In a carton marked “Winchell” is the old gray fedora he wore crushed on his head when he made his “Good Evening, Mr. and Mrs. America” radio broadcasts to the nation. When the lid is lifted from another box, feathers from Hopper’s hat pop out like living things.

I found Mentzer alone in the library the other morning, sorting books. It seemed that almost everyone who had ever starred in show business had had a biography or autobiography published. Eddie Cantor, Milton Berle, Gracie Allen, Jack Benny, Cornelia Otis Skinner, Red Skelton, Jack Okie, Fred Allen, Ed Wynn . . .

Recently widowed, Mentzer enjoys working among the dusty memorabilia, nourishing his own memories. “Trouble is,” he said, “nobody remembers Milton Berle any more. They don’t know who Lunt and Fontaine were. They played the Biltmore so many times.”

Nobody remembers the Biltmore either, I thought.

I asked about the joke files. He showed me several banks of steel card files and shelves of bound files. They contained thousands of jokes typed on 3x5-inch cards or 8x10-inch pages, all categorized as animal, doctor, political, sports, marriage, kissing, and boy-and-girl jokes, among many others.

I slid out the first file and pulled out a card under animal jokes. Are you ready?

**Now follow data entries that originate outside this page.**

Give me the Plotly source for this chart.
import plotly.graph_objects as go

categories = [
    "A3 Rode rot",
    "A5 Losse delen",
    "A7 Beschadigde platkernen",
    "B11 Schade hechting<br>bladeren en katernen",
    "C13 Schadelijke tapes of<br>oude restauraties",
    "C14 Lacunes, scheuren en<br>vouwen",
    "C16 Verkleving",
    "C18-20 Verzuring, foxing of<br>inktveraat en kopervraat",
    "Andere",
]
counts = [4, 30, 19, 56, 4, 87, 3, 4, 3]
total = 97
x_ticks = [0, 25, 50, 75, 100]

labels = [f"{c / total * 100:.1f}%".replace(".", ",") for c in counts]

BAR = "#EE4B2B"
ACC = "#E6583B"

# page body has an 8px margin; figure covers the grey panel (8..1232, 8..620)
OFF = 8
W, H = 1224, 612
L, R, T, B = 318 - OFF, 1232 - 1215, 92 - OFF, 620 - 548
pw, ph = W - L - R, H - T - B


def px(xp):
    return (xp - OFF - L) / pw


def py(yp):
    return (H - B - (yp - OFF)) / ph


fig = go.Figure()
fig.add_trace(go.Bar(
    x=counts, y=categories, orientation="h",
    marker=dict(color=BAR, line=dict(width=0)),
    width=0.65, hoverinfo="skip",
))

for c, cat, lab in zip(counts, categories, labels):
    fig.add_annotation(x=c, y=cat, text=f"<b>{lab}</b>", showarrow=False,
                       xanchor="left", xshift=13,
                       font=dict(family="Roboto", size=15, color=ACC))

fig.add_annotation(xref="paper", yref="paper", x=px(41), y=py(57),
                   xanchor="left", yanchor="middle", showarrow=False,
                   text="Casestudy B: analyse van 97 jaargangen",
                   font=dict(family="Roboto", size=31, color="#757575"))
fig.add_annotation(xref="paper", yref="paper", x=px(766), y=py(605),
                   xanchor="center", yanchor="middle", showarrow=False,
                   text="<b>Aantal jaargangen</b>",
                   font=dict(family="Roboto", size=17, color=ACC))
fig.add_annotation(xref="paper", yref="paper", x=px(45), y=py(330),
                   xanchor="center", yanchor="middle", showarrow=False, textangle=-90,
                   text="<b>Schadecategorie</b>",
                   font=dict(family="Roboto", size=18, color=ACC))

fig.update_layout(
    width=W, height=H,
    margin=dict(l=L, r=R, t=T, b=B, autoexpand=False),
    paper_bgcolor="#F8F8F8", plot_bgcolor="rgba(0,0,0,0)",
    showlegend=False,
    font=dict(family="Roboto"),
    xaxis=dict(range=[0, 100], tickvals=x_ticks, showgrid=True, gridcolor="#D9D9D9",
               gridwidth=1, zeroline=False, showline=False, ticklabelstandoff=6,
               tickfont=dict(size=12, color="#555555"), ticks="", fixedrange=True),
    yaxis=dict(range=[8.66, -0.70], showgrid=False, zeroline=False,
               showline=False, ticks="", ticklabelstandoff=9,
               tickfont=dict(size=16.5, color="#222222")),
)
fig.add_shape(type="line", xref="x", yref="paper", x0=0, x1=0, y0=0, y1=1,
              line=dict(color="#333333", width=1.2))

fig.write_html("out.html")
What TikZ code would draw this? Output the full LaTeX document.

A woman says a mouse went into her husband’s mouth when he was asleep and he swallowed it. A man advises her, “Hold a piece of cheese in front of his mouth and the mouse will come out.” Later, the woman is discovered waving a fish in front of her husband’s mouth. “I told you to use cheese,” the man says, “not a mouse!” The woman says, “Yes, but I have to get the cat out first.”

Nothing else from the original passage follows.